Activist #1: Hey girls, want to save the world together?
Girl #1: Ummmm…
Activist #2: Do you like our planet?
Girl #2: Eh, I've been to better. Thanks, but no thanks.

–Seal Beach, California

20-something girl: We can't make Eric a “sorry you got raped” cake anymore.

–Ocean City, New Jersey

Teen girl #1: God, I hate when people bring their cell phones to the beach.
Teen girl #2: I have my cell phone at the beach right now.
Teen girl #1: Me too.

–Ocean Beach, New Jersey

Ghetto black girl, about Lil Wayne: Nah, I wouldn't fuck him, he too short!
Ghetto white girl: Shit, he short but I bet he know the motion of the ocean! You know he do! I'd let him in right in me, yeah I would!

–Santa Cruz, California

Girl: Oh my God! This water is really cold, can you turn the heater up?
Lifeguard, returning from locker room: There you go, it should be better now.
Girl: Hey, this really does feel warmer. Thanks, lifeguard!

–Caroga Lake, New York

Overheard by: Marc Wiley

Chick: I can’t stand it when people smoke at the beach. It’s such a wrong thing to do in a place like this.
Dude: Smoking at the beach is like killing someone at a birthday party.

–Long Beach, California

Overheard by: Peter

Girl (pointing to sign on lifeguard tower): Hah! I thought that said “Dying is dangerous and prohibited” for a sec.
Guy: You're crazy. It says “diving!”
Girl: (pause) I know. But.. oh, whatever.
Lifeguard: Yes–we have a very strict policy… No dying!
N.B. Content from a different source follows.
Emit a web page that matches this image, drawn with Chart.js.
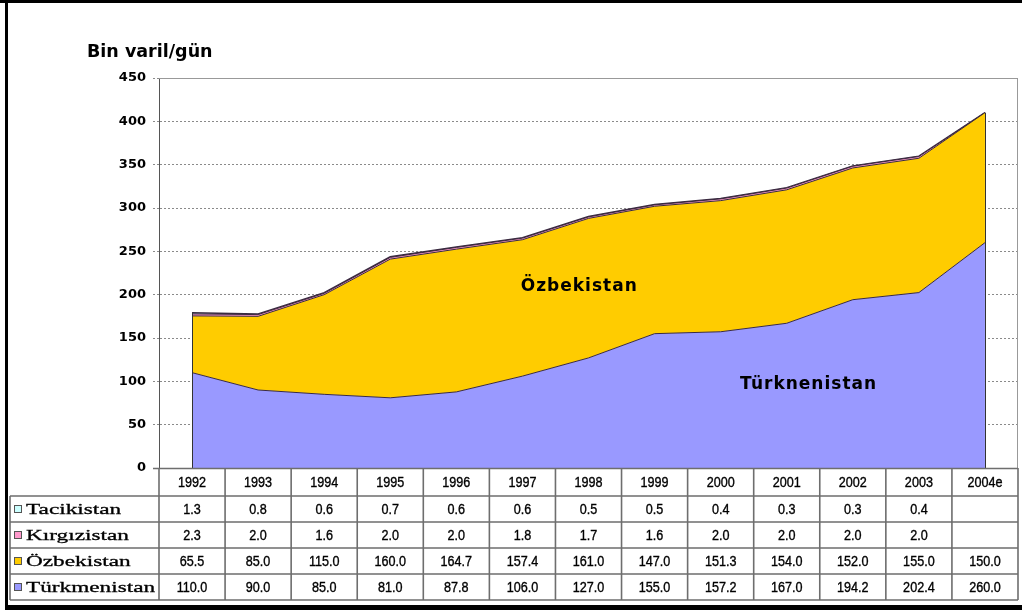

–Corona Del Mar Beach, California

Overheard by: Dee

Girl #1: I don’t know what it is…I just think…
Girl #2: …He’s too nerdy?
Girl #1: No, but I think he might have herpes.

–Long Beach, California

Spring breaker girls to group of 30-something guys: Hey, you guys want us to take your picture for you?
Guys: Huh?
Girls: Do you want us to take the shot?
Guys: A shot? Tequila? You girls like patron? Waitress! Shots!
Girls: Wow, that was easy…

–Key West, Florida

Drunk girl: I think I am sexually attracted to fire.
Sober girl: Yeah…let me know how that goes.
Drunk girl: It burns, but I gotta admit I love the smell of burning pubic hair in the morning.